Bangunan gua yang merupakan gundukan batu karang yang direkatkan pada batu bata kuno nampak begitu unik. Warna dan keaslian bentuk awalnya masih dapat dilihat dengan jelas. Lorong - lorongnya mengarah ke berbagai arah menjadikannya seperti kotak labirin.
3. Danau Setu Patok
Danau Setu Patok terletak di Kecamatan Mundu, Kabupaten Cirebon Provinsi Jawa Barat. Pada mulanya danau ini memiliki luas sekitar 20.000 hektar persegi. Namun seiring perkembangan jaman pemukiman di sekitar danau pun berkembang yang disertai dengan berbagai perubahan yang terjadi di kawasan danau hingga luas danau pada masa kini menyusut dengan luas yang tertinggal sebesar 1.900 hektar persegi.
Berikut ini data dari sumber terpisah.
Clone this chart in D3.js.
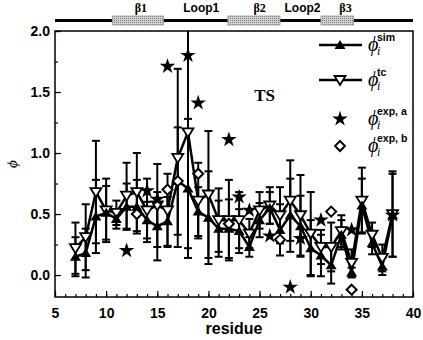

Sejarah Danau Setu Patok berawal dari abad ke-17 masehi saat dibentuk oleh Sultan Cirebon. Sultan memerintahkan pembangunan bendungan di daerah itu untuk mengairi sawah-sawah yang mengelilingi danau. Bendungan ini dibangun oleh pekerja lokal yang menggunakan metode dan bahan tradisional seperti batu dan bambu.
Pada abad ke-19 masehi, pemerintah kolonial Belanda mengambil alih kawasan tersebut dan melakukan perbaikan pada bendungan dan lanskap sekitarnya. Mereka juga memperkenalkan tanaman baru seperti kopi dan karet yang tumbuh subur di tanah di sekitar danau.
Danau Setu Patok saat ini menjadi tempat yang indah dan tenteram yang menarik wisatawan lokal. Danau ini dikelilingi oleh persawahan yang indah dan perbukitan hijau, menjadikannya tempat yang sempurna bagi para pecinta alam. Tidak hanya itu kini banyak didirikan warung - warung non permanen yang menyediakan tempat berteduh sambil menikmati pandangan luas suasana alam ditemani secangkir kopi.
Selain itu, danau Setu Patok juga menjadi sumber mata pencaharian penting bagi masyarakat setempat. Penduduk lokal baik dari desa Karangdawa maupun Sinarancang banyak yang menggunakan area danau untuk ladang perkebunan dan persawahan. Warga menyebutnya sebagai sawah siluman karena keadaannya yang kering pada musim kemarau dan tergenang dengan air pada musim hujan.
Selain dapat menikmati keindahan alam suasana dan persawahan Danau Setu Patok, wisatawan juga dapat melihat sedikit jejak sejarah danau berupa gua yang pada zaman dahulu atau tepatnya pada era kolonial Jepang digunakan oleh para tentara penjajah. Gua - gua tersebut terletak di sisi kiri danau tersembunyi di antara pepohonan dan tebing danau. Walaupun kondisinya tampak tidak cukup terawat, namun, cukup dapat memberikan sensasi jaman dulu pada para wisatawan.